═══ Records for this task ═══

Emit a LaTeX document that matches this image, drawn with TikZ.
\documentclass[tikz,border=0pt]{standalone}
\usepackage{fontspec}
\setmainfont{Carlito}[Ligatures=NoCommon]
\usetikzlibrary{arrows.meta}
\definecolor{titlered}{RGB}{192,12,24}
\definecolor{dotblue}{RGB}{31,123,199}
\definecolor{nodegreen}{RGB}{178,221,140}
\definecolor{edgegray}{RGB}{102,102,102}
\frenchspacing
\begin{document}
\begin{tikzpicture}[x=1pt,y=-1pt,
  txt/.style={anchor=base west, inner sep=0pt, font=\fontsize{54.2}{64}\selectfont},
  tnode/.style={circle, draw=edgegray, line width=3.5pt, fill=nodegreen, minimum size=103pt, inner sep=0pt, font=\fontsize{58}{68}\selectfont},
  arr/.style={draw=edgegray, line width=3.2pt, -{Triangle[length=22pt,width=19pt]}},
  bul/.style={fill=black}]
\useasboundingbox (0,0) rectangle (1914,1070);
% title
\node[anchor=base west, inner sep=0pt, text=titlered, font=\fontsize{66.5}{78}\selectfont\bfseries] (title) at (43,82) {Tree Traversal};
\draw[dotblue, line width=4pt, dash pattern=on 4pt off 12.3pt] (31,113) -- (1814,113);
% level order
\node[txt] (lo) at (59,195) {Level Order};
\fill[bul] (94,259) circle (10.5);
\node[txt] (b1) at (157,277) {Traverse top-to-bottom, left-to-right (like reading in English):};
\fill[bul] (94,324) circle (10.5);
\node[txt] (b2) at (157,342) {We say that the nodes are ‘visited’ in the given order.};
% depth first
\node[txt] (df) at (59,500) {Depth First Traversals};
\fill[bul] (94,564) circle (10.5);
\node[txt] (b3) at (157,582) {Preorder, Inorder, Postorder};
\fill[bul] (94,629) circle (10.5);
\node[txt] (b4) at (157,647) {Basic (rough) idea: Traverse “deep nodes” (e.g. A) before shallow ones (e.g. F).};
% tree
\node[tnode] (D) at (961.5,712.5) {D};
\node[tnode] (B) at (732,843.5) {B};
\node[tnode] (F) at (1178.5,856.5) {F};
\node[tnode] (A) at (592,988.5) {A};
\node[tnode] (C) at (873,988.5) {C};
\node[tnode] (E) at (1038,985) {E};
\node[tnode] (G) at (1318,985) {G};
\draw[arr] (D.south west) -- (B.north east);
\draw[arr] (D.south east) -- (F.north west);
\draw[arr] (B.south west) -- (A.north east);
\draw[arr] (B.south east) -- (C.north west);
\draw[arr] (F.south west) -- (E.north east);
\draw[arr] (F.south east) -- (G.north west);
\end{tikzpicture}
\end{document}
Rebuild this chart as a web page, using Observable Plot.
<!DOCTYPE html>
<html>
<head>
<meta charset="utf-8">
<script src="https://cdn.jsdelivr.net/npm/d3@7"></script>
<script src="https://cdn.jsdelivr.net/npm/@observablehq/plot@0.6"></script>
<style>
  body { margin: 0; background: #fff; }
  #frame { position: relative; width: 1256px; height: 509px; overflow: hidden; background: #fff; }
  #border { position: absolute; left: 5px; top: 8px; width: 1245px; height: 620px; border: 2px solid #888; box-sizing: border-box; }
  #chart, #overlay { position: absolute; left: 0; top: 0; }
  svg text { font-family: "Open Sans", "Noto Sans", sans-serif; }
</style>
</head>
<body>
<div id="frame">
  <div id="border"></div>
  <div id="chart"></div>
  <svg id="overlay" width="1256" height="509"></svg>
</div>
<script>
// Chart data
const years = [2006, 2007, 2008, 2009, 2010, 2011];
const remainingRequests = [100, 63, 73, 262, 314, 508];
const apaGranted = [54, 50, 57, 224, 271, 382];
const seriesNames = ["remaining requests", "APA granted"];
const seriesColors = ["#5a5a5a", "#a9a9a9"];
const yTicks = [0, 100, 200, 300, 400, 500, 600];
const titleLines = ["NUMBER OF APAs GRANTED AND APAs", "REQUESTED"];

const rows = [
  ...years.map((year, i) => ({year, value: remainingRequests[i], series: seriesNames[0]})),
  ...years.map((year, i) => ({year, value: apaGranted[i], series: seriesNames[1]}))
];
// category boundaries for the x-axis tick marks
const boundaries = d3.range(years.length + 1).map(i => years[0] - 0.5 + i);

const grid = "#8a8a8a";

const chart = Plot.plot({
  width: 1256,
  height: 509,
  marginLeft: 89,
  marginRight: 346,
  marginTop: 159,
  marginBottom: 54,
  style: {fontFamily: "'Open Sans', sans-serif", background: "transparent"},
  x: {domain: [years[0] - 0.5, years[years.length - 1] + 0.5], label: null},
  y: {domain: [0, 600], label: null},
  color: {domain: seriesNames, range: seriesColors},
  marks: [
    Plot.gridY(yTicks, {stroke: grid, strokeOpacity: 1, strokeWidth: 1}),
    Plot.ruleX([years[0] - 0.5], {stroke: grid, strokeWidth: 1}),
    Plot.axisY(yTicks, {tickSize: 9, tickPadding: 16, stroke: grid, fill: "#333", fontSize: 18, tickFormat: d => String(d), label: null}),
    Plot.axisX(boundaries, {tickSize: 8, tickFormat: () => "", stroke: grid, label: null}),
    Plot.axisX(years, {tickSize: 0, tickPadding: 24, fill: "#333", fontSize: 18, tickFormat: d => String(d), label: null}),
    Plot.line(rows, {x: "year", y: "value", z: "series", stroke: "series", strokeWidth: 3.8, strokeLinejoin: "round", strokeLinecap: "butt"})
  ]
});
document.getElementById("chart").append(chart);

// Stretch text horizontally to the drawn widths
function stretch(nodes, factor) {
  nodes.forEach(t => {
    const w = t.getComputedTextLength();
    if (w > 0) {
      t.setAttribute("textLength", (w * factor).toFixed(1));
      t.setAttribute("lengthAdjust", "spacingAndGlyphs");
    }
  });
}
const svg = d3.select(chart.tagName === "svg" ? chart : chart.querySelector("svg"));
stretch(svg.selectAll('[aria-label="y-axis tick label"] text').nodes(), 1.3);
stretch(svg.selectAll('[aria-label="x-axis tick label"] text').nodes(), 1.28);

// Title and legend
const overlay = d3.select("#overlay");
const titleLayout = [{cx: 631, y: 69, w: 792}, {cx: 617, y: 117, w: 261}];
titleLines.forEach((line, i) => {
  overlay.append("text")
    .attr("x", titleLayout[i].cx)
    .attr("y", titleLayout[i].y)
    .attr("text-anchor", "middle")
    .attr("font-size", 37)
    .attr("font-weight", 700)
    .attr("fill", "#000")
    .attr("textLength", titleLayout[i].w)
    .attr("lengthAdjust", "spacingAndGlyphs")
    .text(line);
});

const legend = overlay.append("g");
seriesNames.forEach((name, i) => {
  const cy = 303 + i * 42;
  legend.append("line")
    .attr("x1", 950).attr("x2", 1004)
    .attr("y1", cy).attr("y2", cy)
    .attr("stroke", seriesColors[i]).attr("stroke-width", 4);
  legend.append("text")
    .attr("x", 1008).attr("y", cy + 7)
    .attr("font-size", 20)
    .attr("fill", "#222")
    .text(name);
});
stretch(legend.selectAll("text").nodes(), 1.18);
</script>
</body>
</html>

═══

Write an exact transcription of every entry above.

▶ Exercise solution
Emit a LaTeX document that matches this image, drawn with TikZ.
\documentclass[tikz,border=0pt]{standalone}
\usepackage{fontspec}
\setmainfont{Carlito}[Ligatures=NoCommon]
\usetikzlibrary{arrows.meta}
\definecolor{titlered}{RGB}{192,12,24}
\definecolor{dotblue}{RGB}{31,123,199}
\definecolor{nodegreen}{RGB}{178,221,140}
\definecolor{edgegray}{RGB}{102,102,102}
\frenchspacing
\begin{document}
\begin{tikzpicture}[x=1pt,y=-1pt,
  txt/.style={anchor=base west, inner sep=0pt, font=\fontsize{54.2}{64}\selectfont},
  tnode/.style={circle, draw=edgegray, line width=3.5pt, fill=nodegreen, minimum size=103pt, inner sep=0pt, font=\fontsize{58}{68}\selectfont},
  arr/.style={draw=edgegray, line width=3.2pt, -{Triangle[length=22pt,width=19pt]}},
  bul/.style={fill=black}]
\useasboundingbox (0,0) rectangle (1914,1070);
% title
\node[anchor=base west, inner sep=0pt, text=titlered, font=\fontsize{66.5}{78}\selectfont\bfseries] (title) at (43,82) {Tree Traversal};
\draw[dotblue, line width=4pt, dash pattern=on 4pt off 12.3pt] (31,113) -- (1814,113);
% level order
\node[txt] (lo) at (59,195) {Level Order};
\fill[bul] (94,259) circle (10.5);
\node[txt] (b1) at (157,277) {Traverse top-to-bottom, left-to-right (like reading in English):};
\fill[bul] (94,324) circle (10.5);
\node[txt] (b2) at (157,342) {We say that the nodes are ‘visited’ in the given order.};
% depth first
\node[txt] (df) at (59,500) {Depth First Traversals};
\fill[bul] (94,564) circle (10.5);
\node[txt] (b3) at (157,582) {Preorder, Inorder, Postorder};
\fill[bul] (94,629) circle (10.5);
\node[txt] (b4) at (157,647) {Basic (rough) idea: Traverse “deep nodes” (e.g. A) before shallow ones (e.g. F).};
% tree
\node[tnode] (D) at (961.5,712.5) {D};
\node[tnode] (B) at (732,843.5) {B};
\node[tnode] (F) at (1178.5,856.5) {F};
\node[tnode] (A) at (592,988.5) {A};
\node[tnode] (C) at (873,988.5) {C};
\node[tnode] (E) at (1038,985) {E};
\node[tnode] (G) at (1318,985) {G};
\draw[arr] (D.south west) -- (B.north east);
\draw[arr] (D.south east) -- (F.north west);
\draw[arr] (B.south west) -- (A.north east);
\draw[arr] (B.south east) -- (C.north west);
\draw[arr] (F.south west) -- (E.north east);
\draw[arr] (F.south east) -- (G.north west);
\end{tikzpicture}
\end{document}
Rebuild this chart as a web page, using Observable Plot.
<!DOCTYPE html>
<html>
<head>
<meta charset="utf-8">
<script src="https://cdn.jsdelivr.net/npm/d3@7"></script>
<script src="https://cdn.jsdelivr.net/npm/@observablehq/plot@0.6"></script>
<style>
  body { margin: 0; background: #fff; }
  #frame { position: relative; width: 1256px; height: 509px; overflow: hidden; background: #fff; }
  #border { position: absolute; left: 5px; top: 8px; width: 1245px; height: 620px; border: 2px solid #888; box-sizing: border-box; }
  #chart, #overlay { position: absolute; left: 0; top: 0; }
  svg text { font-family: "Open Sans", "Noto Sans", sans-serif; }
</style>
</head>
<body>
<div id="frame">
  <div id="border"></div>
  <div id="chart"></div>
  <svg id="overlay" width="1256" height="509"></svg>
</div>
<script>
// Chart data
const years = [2006, 2007, 2008, 2009, 2010, 2011];
const remainingRequests = [100, 63, 73, 262, 314, 508];
const apaGranted = [54, 50, 57, 224, 271, 382];
const seriesNames = ["remaining requests", "APA granted"];
const seriesColors = ["#5a5a5a", "#a9a9a9"];
const yTicks = [0, 100, 200, 300, 400, 500, 600];
const titleLines = ["NUMBER OF APAs GRANTED AND APAs", "REQUESTED"];

const rows = [
  ...years.map((year, i) => ({year, value: remainingRequests[i], series: seriesNames[0]})),
  ...years.map((year, i) => ({year, value: apaGranted[i], series: seriesNames[1]}))
];
// category boundaries for the x-axis tick marks
const boundaries = d3.range(years.length + 1).map(i => years[0] - 0.5 + i);

const grid = "#8a8a8a";

const chart = Plot.plot({
  width: 1256,
  height: 509,
  marginLeft: 89,
  marginRight: 346,
  marginTop: 159,
  marginBottom: 54,
  style: {fontFamily: "'Open Sans', sans-serif", background: "transparent"},
  x: {domain: [years[0] - 0.5, years[years.length - 1] + 0.5], label: null},
  y: {domain: [0, 600], label: null},
  color: {domain: seriesNames, range: seriesColors},
  marks: [
    Plot.gridY(yTicks, {stroke: grid, strokeOpacity: 1, strokeWidth: 1}),
    Plot.ruleX([years[0] - 0.5], {stroke: grid, strokeWidth: 1}),
    Plot.axisY(yTicks, {tickSize: 9, tickPadding: 16, stroke: grid, fill: "#333", fontSize: 18, tickFormat: d => String(d), label: null}),
    Plot.axisX(boundaries, {tickSize: 8, tickFormat: () => "", stroke: grid, label: null}),
    Plot.axisX(years, {tickSize: 0, tickPadding: 24, fill: "#333", fontSize: 18, tickFormat: d => String(d), label: null}),
    Plot.line(rows, {x: "year", y: "value", z: "series", stroke: "series", strokeWidth: 3.8, strokeLinejoin: "round", strokeLinecap: "butt"})
  ]
});
document.getElementById("chart").append(chart);

// Stretch text horizontally to the drawn widths
function stretch(nodes, factor) {
  nodes.forEach(t => {
    const w = t.getComputedTextLength();
    if (w > 0) {
      t.setAttribute("textLength", (w * factor).toFixed(1));
      t.setAttribute("lengthAdjust", "spacingAndGlyphs");
    }
  });
}
const svg = d3.select(chart.tagName === "svg" ? chart : chart.querySelector("svg"));
stretch(svg.selectAll('[aria-label="y-axis tick label"] text').nodes(), 1.3);
stretch(svg.selectAll('[aria-label="x-axis tick label"] text').nodes(), 1.28);

// Title and legend
const overlay = d3.select("#overlay");
const titleLayout = [{cx: 631, y: 69, w: 792}, {cx: 617, y: 117, w: 261}];
titleLines.forEach((line, i) => {
  overlay.append("text")
    .attr("x", titleLayout[i].cx)
    .attr("y", titleLayout[i].y)
    .attr("text-anchor", "middle")
    .attr("font-size", 37)
    .attr("font-weight", 700)
    .attr("fill", "#000")
    .attr("textLength", titleLayout[i].w)
    .attr("lengthAdjust", "spacingAndGlyphs")
    .text(line);
});

const legend = overlay.append("g");
seriesNames.forEach((name, i) => {
  const cy = 303 + i * 42;
  legend.append("line")
    .attr("x1", 950).attr("x2", 1004)
    .attr("y1", cy).attr("y2", cy)
    .attr("stroke", seriesColors[i]).attr("stroke-width", 4);
  legend.append("text")
    .attr("x", 1008).attr("y", cy + 7)
    .attr("font-size", 20)
    .attr("fill", "#222")
    .text(name);
});
stretch(legend.selectAll("text").nodes(), 1.18);
</script>
</body>
</html>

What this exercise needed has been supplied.